The government is looking to clamp down on poorly repaired roads by fining utility companies if they leave highways in a poor state after work has been carried out.
Currently, the government says it inspects ‘about 30 per cent’ of street works following utility companies carrying out repairs. However, the new regulations, coming into force tomorrow (April 1) will see all companies initially inspected, and based on their performance, those carrying out good repairs will be visited less, while the worse-performing will be visited more.
Utility companies will be fined £50 per defect inspection, but if a follow-up visit is needed, they will be charged a further £150. The government hopes this will ‘incentivise companies to perform better to avoid incurring high financial charges’.
The average failure rate for street works carried out by utility companies stands out at nine per cent, but the worst-performing firms are said to have a failed inspection rate as high as 63 per cent. Telecom companies will be targeted in particular, as this is said to be the ‘worst performing segment’.

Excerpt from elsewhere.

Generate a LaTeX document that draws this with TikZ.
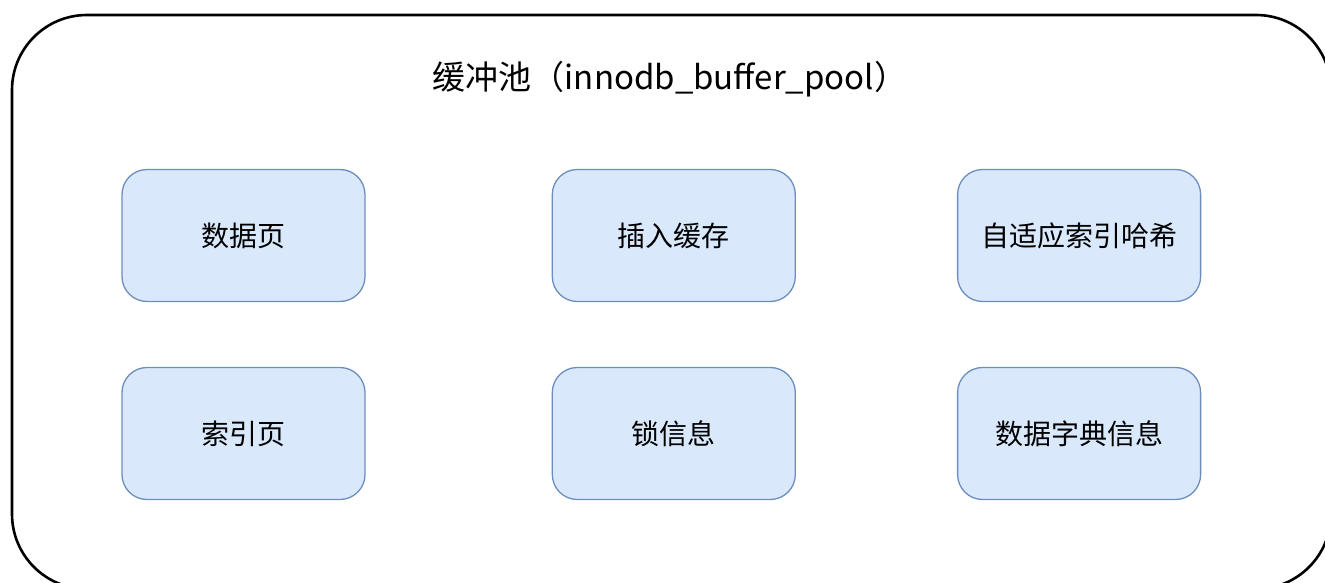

RAC head of roads policy Nicholas Lyes said: “Potholes not only cause expensive damage to vehicles but are potentially lethal to those on two wheels. Utility companies have a responsibility to ensure roads are properly repaired after carrying out essential maintenance, but unfortunately far too many roads are left in a substandard condition.
“Introducing new regulations to encourage repairs to be done to a higher standard the first time around will benefit all road users.”
As part of the changes, utility firms will also be required to provide the Department for Transport’s ‘street manager service’ with live information on where and when works are being carried out. This information then feeds into navigation apps to provide more accurate travel information for drivers.